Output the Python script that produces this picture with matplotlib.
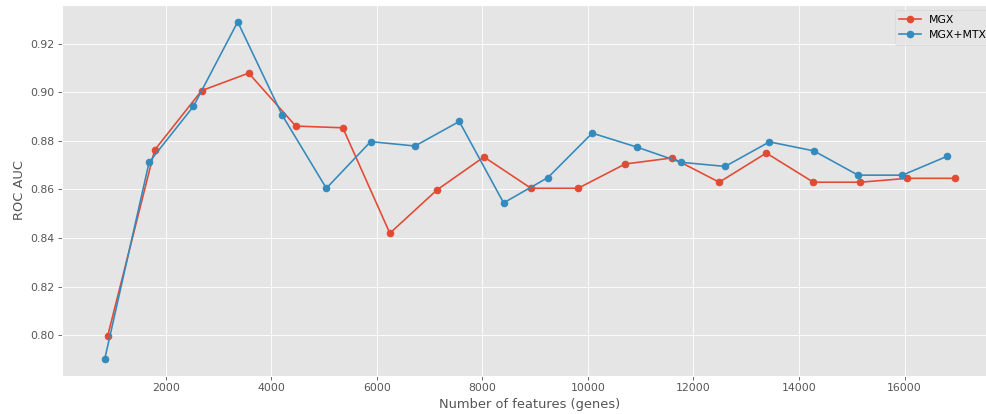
import matplotlib
matplotlib.use("Agg")
import matplotlib.pyplot as plt

plt.style.use("ggplot")

mgx_x = [892 * k for k in range(1, 20)]
mgx_y = [0.7995, 0.8762, 0.9007, 0.9079, 0.8861, 0.8854, 0.8420, 0.8598, 0.8734,
         0.8605, 0.8605, 0.8705, 0.8730, 0.8630, 0.8750, 0.8630, 0.8630, 0.8646, 0.8646]

mtx_x = [840 * k for k in range(1, 21)]
mtx_y = [0.7903, 0.8712, 0.8942, 0.9290, 0.8907, 0.8605, 0.8797, 0.8779, 0.8880, 0.8545,
         0.8649, 0.8832, 0.8775, 0.8712, 0.8695, 0.8796, 0.8759, 0.8659, 0.8659, 0.8736]

DPI = 78
fig = plt.figure(figsize=(986 / DPI, 414 / DPI), dpi=DPI)
W, H = 986, 414
left, right, top, bottom = 62.3, 997, 5, 375.7
ax = fig.add_axes([left / W, (H - bottom) / H, (right - left) / W, (bottom - top) / H])

ax.plot(mgx_x, mgx_y, marker="o", label="MGX")
ax.plot(mtx_x, mtx_y, marker="o", label="MGX+MTX")
ax.set_xlabel("Number of features (genes)")
ax.set_ylabel("ROC AUC")
ax.legend(loc="upper right")

fig.savefig("out.png", dpi=DPI)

What is asked:
Return exactly what appears from the opening line of the material through the line with "0.8630, 0.8646, 0.8646]", apart from the pictures.

Response:
Output the Python script that produces this picture with matplotlib.
import matplotlib
matplotlib.use("Agg")
import matplotlib.pyplot as plt

plt.style.use("ggplot")

mgx_x = [892 * k for k in range(1, 20)]
mgx_y = [0.7995, 0.8762, 0.9007, 0.9079, 0.8861, 0.8854, 0.8420, 0.8598, 0.8734,
         0.8605, 0.8605, 0.8705, 0.8730, 0.8630, 0.8750, 0.8630, 0.8630, 0.8646, 0.8646]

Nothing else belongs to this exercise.